The Call to Excellence
The rental car experience taught me that excellence requires intellectual honesty, even when that honesty is uncomfortable. Especially when it’s uncomfortable.
The question isn’t whether Full Self Driving is perfect, it isn’t. The question is whether I’m willing to honestly evaluate what serves my actual goals rather than what serves my self-concept.
This applies to far more than driving preferences. What other technologies, processes, or approaches are we resisting not because they’re inferior, but because accepting them would require admitting we were wrong about what we actually want?
The path of arete demands that we have the courage to update our preferences when experience reveals better alternatives. It demands that we distinguish between the things we enjoy for their own sake and the things we simply need to accomplish efficiently.
Most importantly, it demands that we build cultures, in our organizations, our communities, and our own minds, that reward changing our minds when the evidence supports it.
The future we actually want might be different from the future we think we’re supposed to want. The courage to embrace that difference is what separates those who thrive from those who merely survive the changes ahead.

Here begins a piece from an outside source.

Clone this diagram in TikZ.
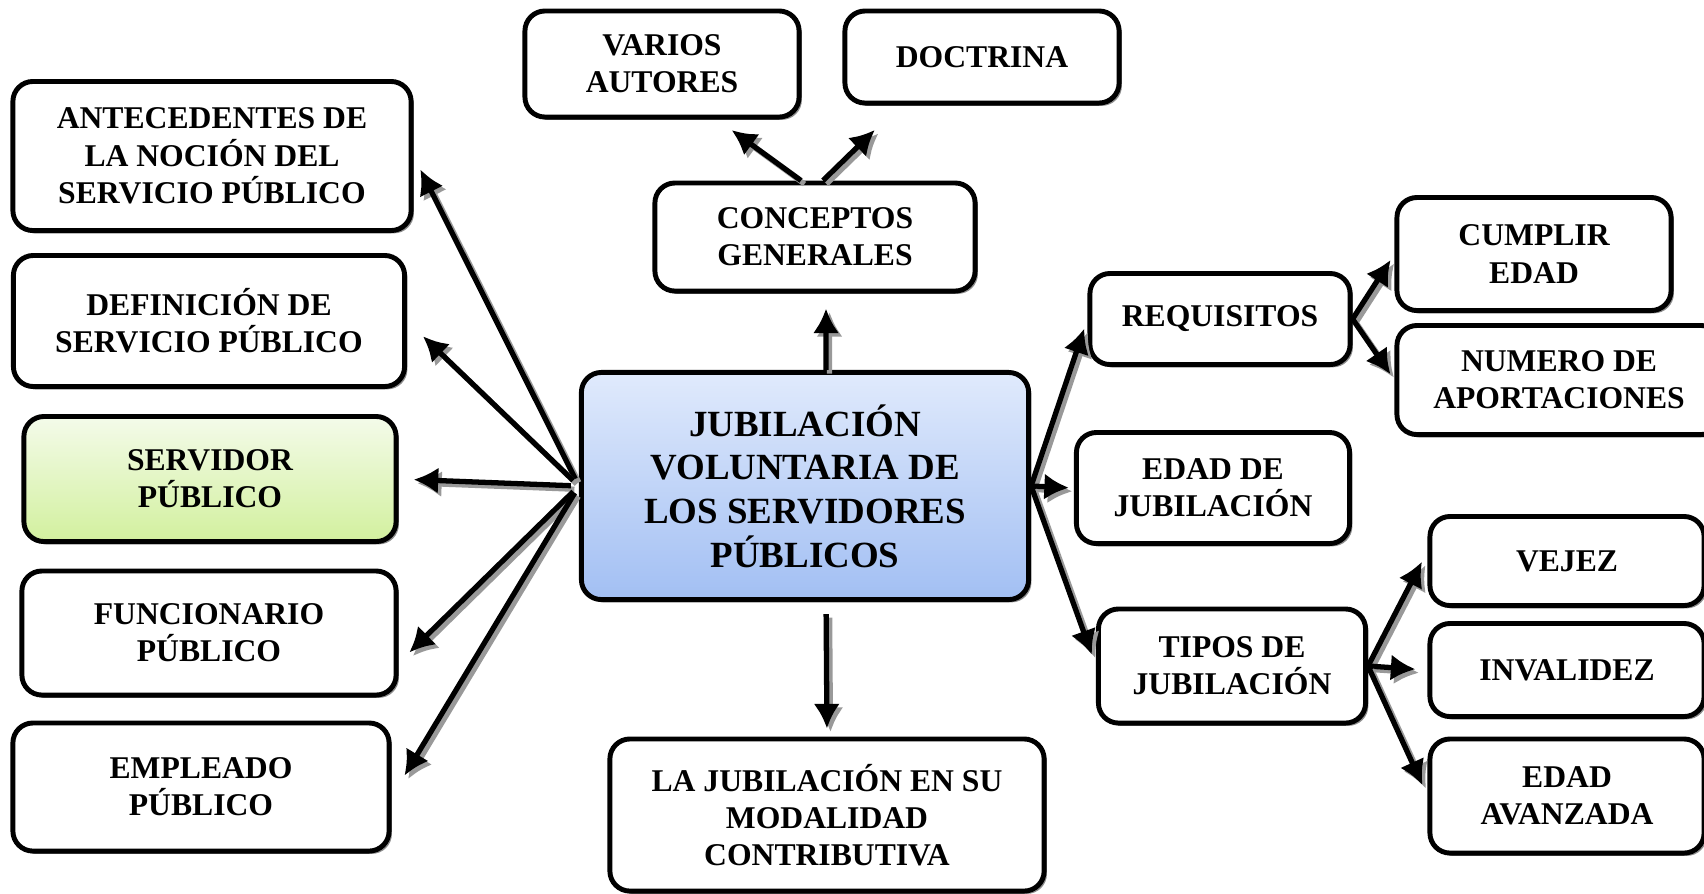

What technology are you resisting that you might actually prefer? Sometimes the courage to change our minds is the path to what we actually want.
Final Thought
This week, identify one technology, process, or approach you’ve been dismissing or avoiding, not because you’ve tried it and found it lacking, but because accepting it would challenge something you’ve previously defended.
Give it direct experience. Not theoretical evaluation, not secondhand opinions, but actual hands-on trial.
Then ask yourself the hard question: Am I resisting this because it’s genuinely inferior, or because accepting it would require admitting I was wrong about what I actually want?
The rental car key taught me that intellectual honesty isn’t just about being right, it’s about being willing to discover you were wrong. And sometimes, being wrong about what you thought you wanted is the first step toward getting what you actually need.